Your inline fixpoint works for show
, but the problem gets thornier if your method implementations refer to each other, such as
newtype MyInteger = MyInteger Integer
instance Num MyInteger where
MyInteger m + MyInteger n = MyInteger $ m + n
negate (MyInteger m) = MyInteger $ negate m
m - n = m + negate n
-- other methods
Here, the calls to (+)
and negate
in the definition of (-)
needs to refer to the definitions of (+)
and negate
above, but this also doesn't work in Coq. The only solution is to define all your methods separately, manually referencing each other, and then define the instance simply by setting each method to the one you defined above. For example,
Inductive MyInteger := Mk_MyInteger : Integer -> MyInteger.

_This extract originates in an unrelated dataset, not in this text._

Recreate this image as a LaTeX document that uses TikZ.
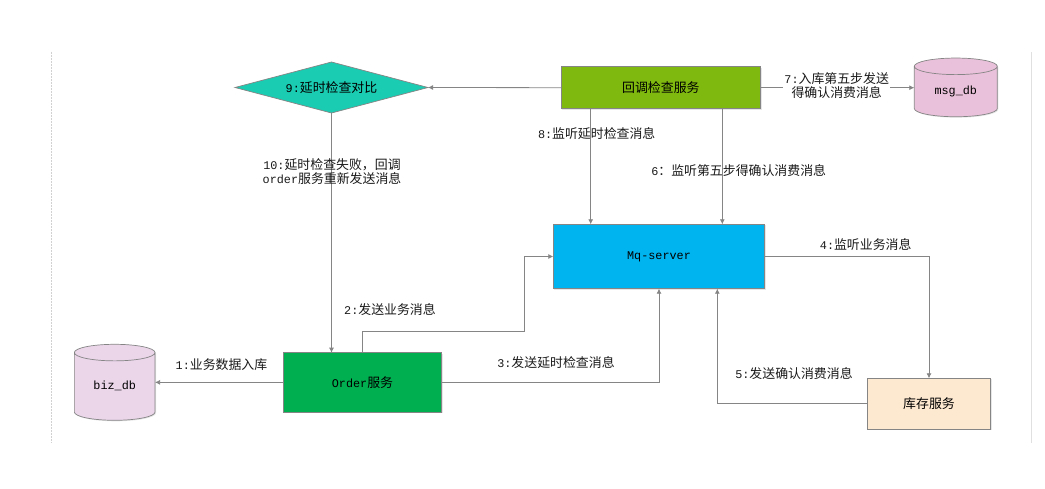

Definition add__MyInteger (m n : MyInteger) : MyInteger :=
let 'Mk_MyInteger m' := m in
let 'Mk_MyInteger n' := n in
Mk_MyInteger (add m' n').
Definition negate__MyInteger (m : MyInteger) : MyInteger :=
let 'Mk_MyInteger m' := m in
Mk_MyInteger (negate m').
Definition sub__MyInteger (m n : MyInteger) : MyInteger :=
add__MyInteger m (negate__MyInteger n).
Instance Num__MyInteger : Num MyInteger := {|
add := add__MyInteger;
negate := negate__MyInteger;
sub := sub__MyInteger;
(* other methods *)
|}.